Marks framed the collaboration as a deliberate shift in perspective.

“This partnership is about recognising families, not problems,” he explained. “By combining grassroots leadership with structured legal support, we can help address immediate legal challenges while also contributing to long-term policy change that reflects the real experiences of Gypsy and Traveller families.”

The model addresses multiple pressures simultaneously. Families gain access to legal support rooted in cultural understanding. Law students develop skills rarely taught in lecture halls—compassion, nuance, and an awareness of how discrimination operates within ostensibly neutral legal frameworks. Both organisations believe the approach could reshape how future solicitors and barristers engage with marginalised communities.

Wales has acknowledged the scale of inequality facing Gypsy and Traveller families through its 2022-2027 strategy, which recognises long-standing disadvantages in housing, education, health, and legal access. Yet policy recognition doesn’t automatically translate into improved outcomes. Research by organisations including Friends, Families and Travellers has documented persistent discrimination by public authorities, mistrust that prevents families from asserting their rights, and limited awareness of legal protections even when they exist on paper.

Planning disputes illustrate the problem starkly. Traveller families seeking to establish legal sites often face enforcement action that settled communities wouldn’t encounter, while councils cite planning regulations that make authorised pitches nearly impossible to secure. When families challenge these decisions, they frequently do so without legal representation, unfamiliar with processes that can determine whether they have somewhere to live.

The partnership aims to intervene at that point—and earlier, before disputes escalate.

Through There and Back Again CIC’s established relationships, The National Community Law Project CIC will connect families with volunteers capable of explaining rights, drafting letters, and supporting tribunal or court proceedings. The work extends beyond individual cases. Both organisations see legal education as central to rebuilding trust, equipping families with knowledge that reduces dependence on external advocates.

For law students involved, the experience offers a counterweight to traditional training. Rather than hypothetical scenarios or corporate client work, they’ll encounter families whose housing security, children’s education, and access to healthcare depend on navigating legal systems designed without their input. That exposure matters in a profession where cultural competence remains inconsistent and where many solicitors lack understanding of the specific challenges facing Gypsy and Traveller communities.

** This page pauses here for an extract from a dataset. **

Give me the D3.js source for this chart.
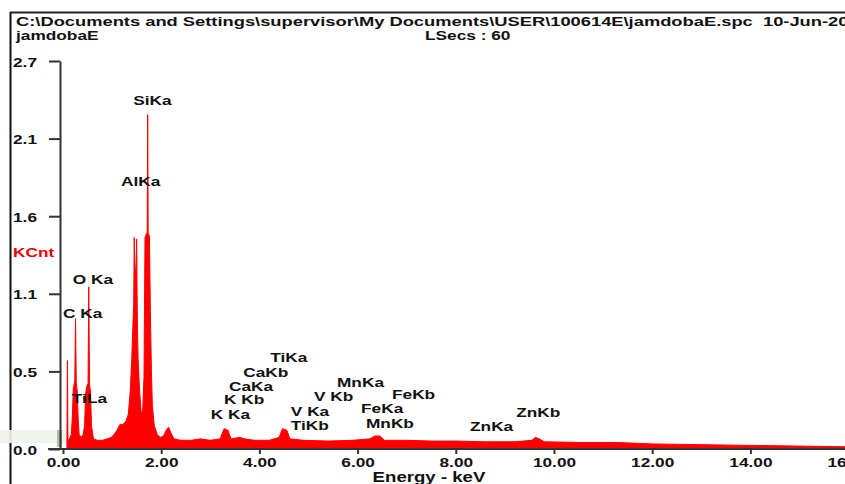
<!DOCTYPE html>
<html>
<head>
<meta charset="utf-8">
<script src="https://cdn.jsdelivr.net/npm/d3@7"></script>
<style>
  html, body { margin: 0; padding: 0; background: #fff; overflow: hidden; }
  svg { display: block; }
  text { font-family: "Liberation Sans", Arial, sans-serif; font-weight: bold; white-space: pre; }
</style>
</head>
<body>
<svg id="chart" width="845" height="484"></svg>
<script>
// EDS spectrum: energy (keV) and counts (thousands)
const energyKeV = [0.08, 0.09, 0.10, 0.13, 0.17, 0.19, 0.21, 0.24, 0.255, 0.27, 0.29, 0.31, 0.33, 0.37, 0.41, 0.44, 0.46, 0.49, 0.51, 0.525, 0.54, 0.56, 0.58, 0.62, 0.70, 0.80, 0.90, 0.98, 1.04, 1.10, 1.16, 1.22, 1.28, 1.33, 1.37, 1.40, 1.42, 1.44, 1.45, 1.47, 1.49, 1.50, 1.515, 1.53, 1.56, 1.59, 1.62, 1.65, 1.66, 1.67, 1.70, 1.715, 1.725, 1.735, 1.76, 1.78, 1.80, 1.82, 1.86, 1.92, 1.98, 2.05, 2.10, 2.15, 2.20, 2.26, 2.40, 2.60, 2.80, 3.00, 3.20, 3.28, 3.36, 3.42, 3.60, 3.70, 3.90, 4.20, 4.40, 4.47, 4.56, 4.62, 4.90, 5.40, 5.90, 6.25, 6.35, 6.45, 6.55, 7.00, 7.50, 8.00, 8.60, 9.20, 9.55, 9.62, 9.70, 9.80, 10.50, 11.30, 12.00, 13.00, 14.00, 15.00, 16.00];
const kCounts = [0.05, 0.61, 0.06, 0.07, 0.10, 0.22, 0.42, 0.47, 0.90, 0.46, 0.40, 0.20, 0.10, 0.08, 0.10, 0.16, 0.38, 0.44, 0.45, 1.12, 0.44, 0.40, 0.16, 0.07, 0.06, 0.06, 0.07, 0.08, 0.10, 0.13, 0.17, 0.17, 0.19, 0.24, 0.40, 0.62, 0.82, 1.00, 1.46, 1.20, 1.28, 1.45, 0.85, 0.62, 0.40, 0.26, 0.24, 0.50, 1.00, 1.46, 1.49, 1.49, 2.31, 1.49, 1.47, 0.95, 0.55, 0.30, 0.16, 0.10, 0.08, 0.09, 0.13, 0.15, 0.11, 0.07, 0.06, 0.06, 0.07, 0.06, 0.07, 0.14, 0.13, 0.07, 0.08, 0.07, 0.06, 0.06, 0.08, 0.14, 0.13, 0.07, 0.06, 0.055, 0.06, 0.07, 0.09, 0.09, 0.06, 0.06, 0.055, 0.055, 0.05, 0.05, 0.06, 0.08, 0.07, 0.05, 0.045, 0.045, 0.035, 0.03, 0.025, 0.02, 0.015];

// Peak identification labels, anchored in (keV, kCnt) space
const peakNames = ["SiKa", "AlKa", "O Ka", "C Ka", "TiLa", "TiKa", "CaKb", "CaKa", "K Kb", "K Ka", "V Ka", "TiKb", "V Kb", "MnKa", "FeKb", "FeKa", "MnKb", "ZnKb", "ZnKa"];
const peakLabelE = [1.43, 1.18, 0.20, 0.00, 0.18, 4.22, 3.67, 3.38, 3.28, 3.01, 4.64, 4.64, 5.11, 5.58, 6.70, 6.07, 6.17, 9.23, 8.29];
const peakLabelK = [2.41, 1.85, 1.17, 0.94, 0.35, 0.635, 0.53, 0.435, 0.34, 0.24, 0.26, 0.165, 0.365, 0.46, 0.38, 0.28, 0.18, 0.255, 0.16];

// Axes
const xTicks = [0, 2, 4, 6, 8, 10, 12, 14, 16];
const yMax = 2.68;
const yTicks = [0, 0.536, 1.072, 1.608, 2.144, 2.68];

// Header text
const headerPath = "C:\\Documents and Settings\\supervisor\\My Documents\\USER\\100614E\\jamdobaE.spc  10-Jun-2014";
const sampleName = "jamdobaE";
const liveTime = "LSecs : 60";
const yTitle = "KCnt";
const xTitle = "Energy - keV";

const SX = 1.33;   // horizontal stretch of the instrument font
const SXH = 1.41;  // header line is drawn a little wider

const svg = d3.select("#chart");
const x = d3.scaleLinear().domain([0, 16]).range([63, 848.6]);
const y = d3.scaleLinear().domain([0, yMax]).range([449, 61]);

function stretched(sel, px, py, sx = SX) {
  return sel.attr("transform", `translate(${px},${py}) scale(${sx},1)`);
}

// frame
svg.append("line").attr("x1", 10).attr("x2", 845).attr("y1", 12.5).attr("y2", 12.5)
  .attr("stroke", "#222").attr("stroke-width", 2);
svg.append("line").attr("x1", 10.5).attr("x2", 10.5).attr("y1", 12).attr("y2", 484)
  .attr("stroke", "#111").attr("stroke-width", 2);

// header
stretched(svg.append("text").text(headerPath).attr("font-size", 13).attr("fill", "#111"), 16, 26, SXH);
stretched(svg.append("text").text(sampleName).attr("font-size", 13).attr("fill", "#111"), 16, 40);
stretched(svg.append("text").text(liveTime).attr("font-size", 13).attr("fill", "#111"), 425, 40);

// spectrum
const spectrum = energyKeV.map((e, i) => ({ e, k: kCounts[i] }));
const area = d3.area()
  .x(d => x(d.e))
  .y0(y(0))
  .y1(d => y(d.k));
svg.append("path").datum(spectrum)
  .attr("d", area)
  .attr("fill", "#f00")
  .attr("stroke", "#f00")
  .attr("stroke-width", 1)
  .attr("stroke-linejoin", "round");

// pale band near the baseline at the left edge
svg.append("rect").attr("x", 0).attr("y", 430).attr("width", 66).attr("height", 13)
  .attr("fill", "#eef3ea").attr("opacity", 0.9);
svg.append("rect").attr("x", 57).attr("y", 430).attr("width", 5).attr("height", 17)
  .attr("fill", "#9fb096").attr("opacity", 0.8);

// y axis
const yAxis = svg.append("g").attr("transform", "translate(60,0)")
  .call(d3.axisLeft(y).tickValues(yTicks).tickSize(11).tickSizeOuter(0).tickFormat(d3.format(".1f")));
yAxis.select(".domain").attr("stroke", "#333").attr("stroke-width", 2);
yAxis.selectAll(".tick line").attr("stroke", "#333").attr("stroke-width", 2);
yAxis.selectAll(".tick text")
  .attr("x", 0).attr("dy", null).attr("y", 0)
  .attr("text-anchor", "start")
  .attr("font-size", 13).attr("fill", "#111")
  .attr("transform", `translate(-47,5) scale(${SX},1)`);

// x axis
const xAxis = svg.append("g").attr("transform", "translate(0,449)")
  .call(d3.axisBottom(x).tickValues(xTicks).tickSize(5).tickSizeOuter(0).tickFormat(d3.format(".2f")));
xAxis.select(".domain").attr("d", `M48,0H845`).attr("stroke", "#333").attr("stroke-width", 2);
xAxis.selectAll(".tick line").attr("stroke", "#333").attr("stroke-width", 2);
xAxis.selectAll(".tick text")
  .attr("y", 0).attr("dy", null)
  .attr("font-size", 13).attr("fill", "#111")
  .attr("transform", `translate(0,18) scale(${SX},1)`);

// axis titles
stretched(svg.append("text").text(yTitle).attr("font-size", 13).attr("fill", "#e00"), 13, 257);
stretched(svg.append("text").text(xTitle).attr("font-size", 14).attr("fill", "#111")
  .attr("text-anchor", "middle"), 429, 482);

// peak labels
svg.append("g").selectAll("text")
  .data(peakNames)
  .join("text")
  .text(d => d)
  .attr("font-size", 13)
  .attr("fill", "#111")
  .attr("dy", "0.36em")
  .attr("transform", (d, i) => `translate(${x(peakLabelE[i])},${y(peakLabelK[i])}) scale(${SX},1)`);
</script>
</body>
</html>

Amnesty International UK’s 2012 report on eviction powers highlighted how families are often moved on without meaningful consideration of their rights or welfare. More than a decade later, those patterns persist. Evictions continue. Planning applications get refused. Discrimination complaints go unchallenged because families don’t believe raising them will change anything.

Both organisations view the collaboration as a step toward altering that calculus—not through grand pronouncements, but through sustained engagement that demonstrates legal systems can serve these communities rather than police them.

The timing coincides with growing recognition across the legal sector that access to justice has narrowed dramatically for low-income and marginalised groups. Legal aid cuts, tribunal fee increases, and court delays have compounded existing barriers. For communities already wary of engaging with formal processes, those obstacles can prove insurmountable.

Whether this partnership can meaningfully shift outcomes will depend on reach, resources, and the willingness of public authorities to respond when families do assert their rights. What’s clear is that current arrangements aren’t working. Gypsy and Traveller families remain over-represented in negative statistics and under-represented in policy-making processes that affect their lives.

The National Community Law Project CIC and There and Back Again CIC are betting that combining grassroots credibility with legal expertise can begin to close that gap. Law students will gain formative experience. Families will access support previously out of reach.

By the time Wales’ current Gypsy, Roma and Traveller strategy concludes in 2027, the organisations hope to demonstrate that inclusion in legal processes isn’t aspirational—it’s achievable when approached with cultural understanding and genuine commitment to addressing systemic disadvantage.